╭──

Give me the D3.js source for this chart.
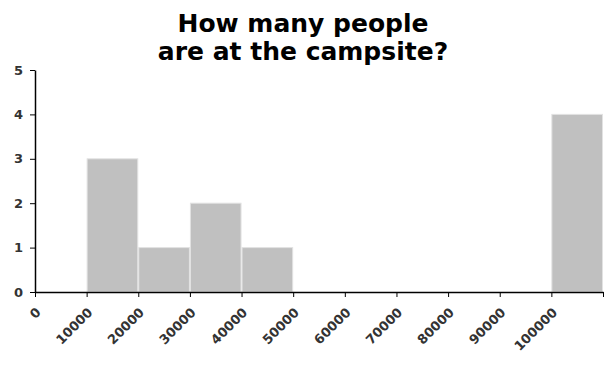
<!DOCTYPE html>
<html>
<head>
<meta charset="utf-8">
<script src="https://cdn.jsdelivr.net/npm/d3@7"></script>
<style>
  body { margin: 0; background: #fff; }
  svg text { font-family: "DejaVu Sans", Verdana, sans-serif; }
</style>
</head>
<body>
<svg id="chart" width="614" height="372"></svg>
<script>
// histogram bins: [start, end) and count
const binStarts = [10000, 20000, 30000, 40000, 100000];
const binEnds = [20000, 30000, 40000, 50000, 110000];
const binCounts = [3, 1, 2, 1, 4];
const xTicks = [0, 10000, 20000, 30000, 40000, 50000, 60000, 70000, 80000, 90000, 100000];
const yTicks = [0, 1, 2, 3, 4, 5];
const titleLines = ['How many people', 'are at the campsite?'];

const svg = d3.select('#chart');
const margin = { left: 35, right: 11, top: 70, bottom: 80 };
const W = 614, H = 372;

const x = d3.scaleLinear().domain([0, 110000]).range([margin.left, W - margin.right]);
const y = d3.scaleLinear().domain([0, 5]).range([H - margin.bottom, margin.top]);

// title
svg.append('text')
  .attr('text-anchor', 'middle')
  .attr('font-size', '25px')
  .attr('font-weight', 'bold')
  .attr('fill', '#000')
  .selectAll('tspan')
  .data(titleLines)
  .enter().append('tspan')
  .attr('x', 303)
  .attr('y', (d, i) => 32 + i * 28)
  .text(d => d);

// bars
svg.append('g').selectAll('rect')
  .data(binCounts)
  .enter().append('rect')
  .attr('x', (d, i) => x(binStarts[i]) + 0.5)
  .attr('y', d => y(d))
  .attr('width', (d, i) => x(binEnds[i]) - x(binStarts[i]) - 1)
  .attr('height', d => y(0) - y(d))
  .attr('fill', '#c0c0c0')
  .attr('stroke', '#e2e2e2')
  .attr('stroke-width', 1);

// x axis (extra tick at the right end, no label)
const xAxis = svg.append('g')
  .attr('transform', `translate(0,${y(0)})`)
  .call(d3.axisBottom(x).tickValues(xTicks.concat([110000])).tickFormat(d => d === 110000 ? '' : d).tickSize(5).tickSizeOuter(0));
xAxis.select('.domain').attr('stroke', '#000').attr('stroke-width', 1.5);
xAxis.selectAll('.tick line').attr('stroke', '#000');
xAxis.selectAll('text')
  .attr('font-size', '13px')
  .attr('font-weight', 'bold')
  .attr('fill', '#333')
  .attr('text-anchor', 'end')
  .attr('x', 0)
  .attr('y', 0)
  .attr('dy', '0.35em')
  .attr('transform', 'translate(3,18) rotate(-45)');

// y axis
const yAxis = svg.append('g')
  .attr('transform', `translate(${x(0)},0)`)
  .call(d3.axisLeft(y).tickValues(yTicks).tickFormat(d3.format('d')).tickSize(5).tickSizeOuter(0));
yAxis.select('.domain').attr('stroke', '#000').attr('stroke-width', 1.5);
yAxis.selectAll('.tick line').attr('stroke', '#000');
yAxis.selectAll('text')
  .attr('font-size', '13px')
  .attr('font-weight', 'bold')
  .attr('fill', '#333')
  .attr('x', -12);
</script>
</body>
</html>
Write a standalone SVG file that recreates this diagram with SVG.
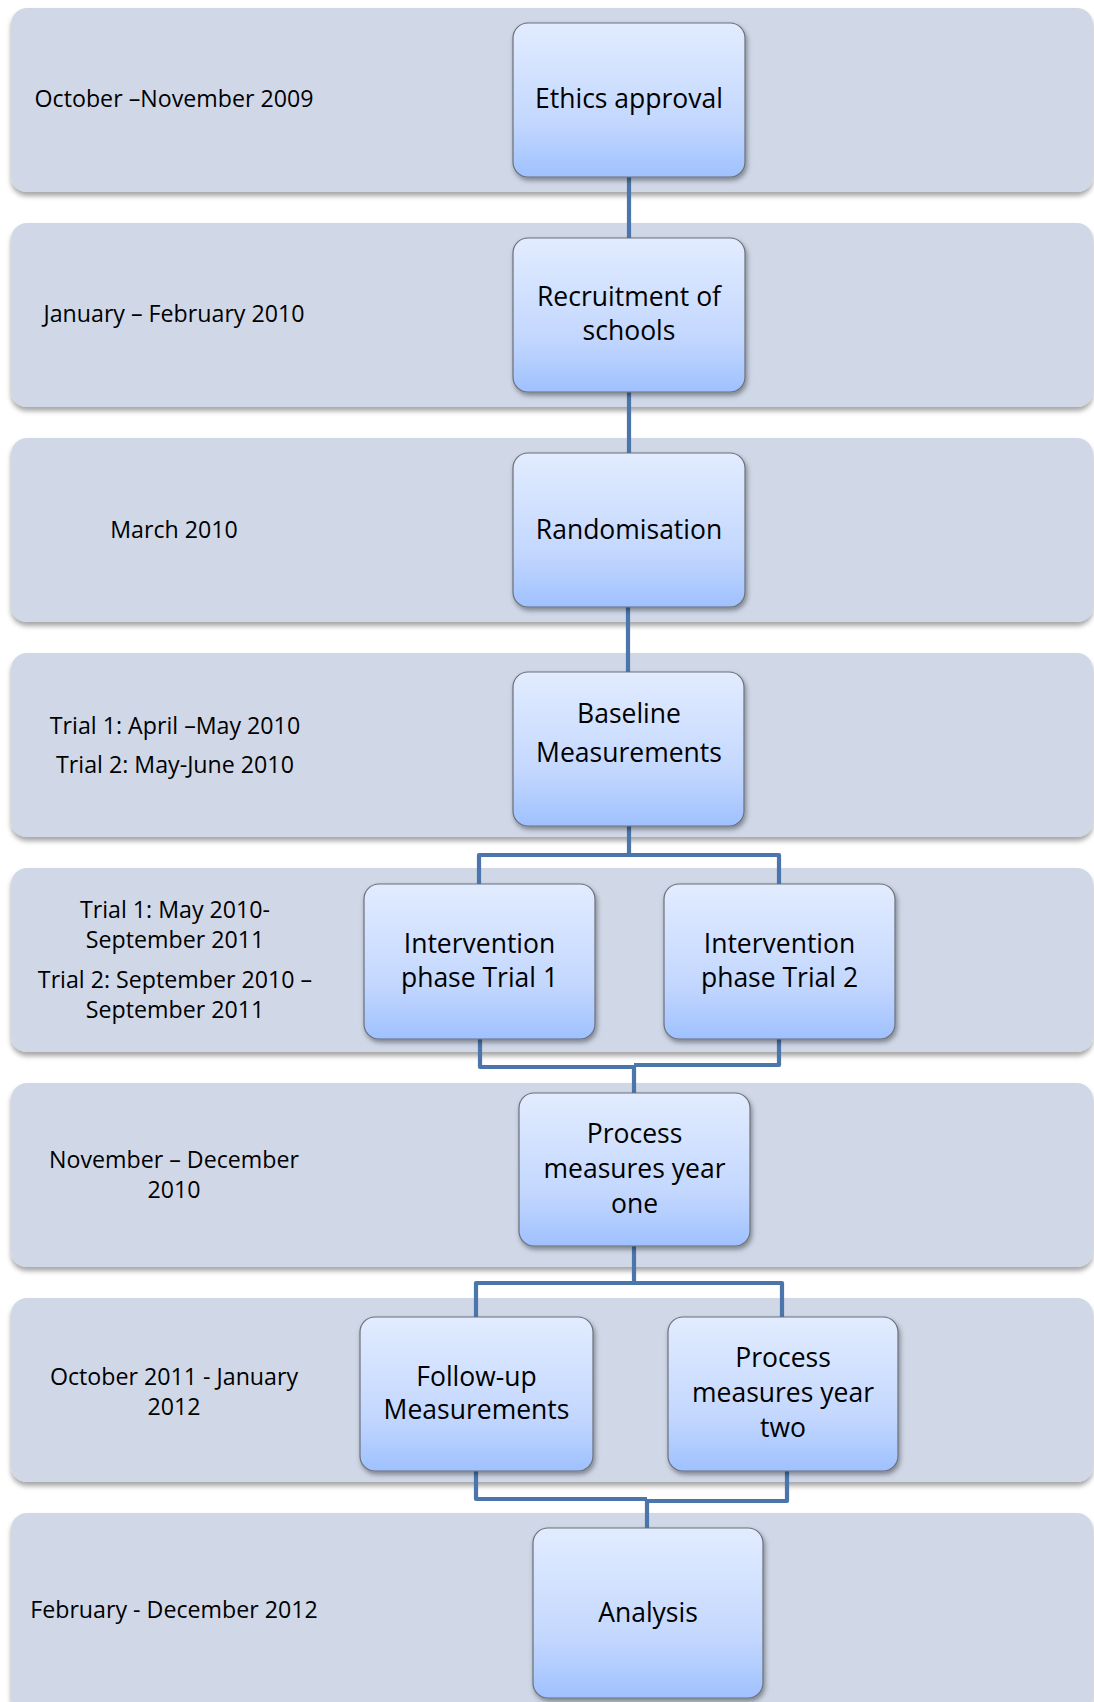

╰──

*Work required*.
Restate the data above exactly, stripping out each image.

*The output*.
Give me the D3.js source for this chart.
<!DOCTYPE html>
<html>
<head>
<meta charset="utf-8">
<script src="https://cdn.jsdelivr.net/npm/d3@7"></script>
<style>
  body { margin: 0; background: #fff; }
  svg text { font-family: "DejaVu Sans", Verdana, sans-serif; }
</style>
</head>
<body>
<svg id="chart" width="614" height="372"></svg>
<script>
// histogram bins: [start, end) and count
const binStarts = [10000, 20000, 30000, 40000, 100000];
const binEnds = [20000, 30000, 40000, 50000, 110000];
const binCounts = [3, 1, 2, 1, 4];
const xTicks = [0, 10000, 20000, 30000, 40000, 50000, 60000, 70000, 80000, 90000, 100000];
const yTicks = [0, 1, 2, 3, 4, 5];
const titleLines = ['How many people', 'are at the campsite?'];

const svg = d3.select('#chart');
const margin = { left: 35, right: 11, top: 70, bottom: 80 };
const W = 614, H = 372;

const x = d3.scaleLinear().domain([0, 110000]).range([margin.left, W - margin.right]);
const y = d3.scaleLinear().domain([0, 5]).range([H - margin.bottom, margin.top]);

// title
svg.append('text')
  .attr('text-anchor', 'middle')
  .attr('font-size', '25px')
  .attr('font-weight', 'bold')
  .attr('fill', '#000')
  .selectAll('tspan')
  .data(titleLines)
  .enter().append('tspan')
  .attr('x', 303)
  .attr('y', (d, i) => 32 + i * 28)
  .text(d => d);

// bars
svg.append('g').selectAll('rect')
  .data(binCounts)
  .enter().append('rect')
  .attr('x', (d, i) => x(binStarts[i]) + 0.5)
  .attr('y', d => y(d))
  .attr('width', (d, i) => x(binEnds[i]) - x(binStarts[i]) - 1)
  .attr('height', d => y(0) - y(d))
  .attr('fill', '#c0c0c0')
  .attr('stroke', '#e2e2e2')
  .attr('stroke-width', 1);

// x axis (extra tick at the right end, no label)
const xAxis = svg.append('g')
  .attr('transform', `translate(0,${y(0)})`)
  .call(d3.axisBottom(x).tickValues(xTicks.concat([110000])).tickFormat(d => d === 110000 ? '' : d).tickSize(5).tickSizeOuter(0));
xAxis.select('.domain').attr('stroke', '#000').attr('stroke-width', 1.5);
xAxis.selectAll('.tick line').attr('stroke', '#000');
xAxis.selectAll('text')
  .attr('font-size', '13px')
  .attr('font-weight', 'bold')
  .attr('fill', '#333')
  .attr('text-anchor', 'end')
  .attr('x', 0)
  .attr('y', 0)
  .attr('dy', '0.35em')
  .attr('transform', 'translate(3,18) rotate(-45)');

// y axis
const yAxis = svg.append('g')
  .attr('transform', `translate(${x(0)},0)`)
  .call(d3.axisLeft(y).tickValues(yTicks).tickFormat(d3.format('d')).tickSize(5).tickSizeOuter(0));
yAxis.select('.domain').attr('stroke', '#000').attr('stroke-width', 1.5);
yAxis.selectAll('.tick line').attr('stroke', '#000');
yAxis.selectAll('text')
  .attr('font-size', '13px')
  .attr('font-weight', 'bold')
  .attr('fill', '#333')
  .attr('x', -12);
</script>
</body>
</html>
Write a standalone SVG file that recreates this diagram with SVG.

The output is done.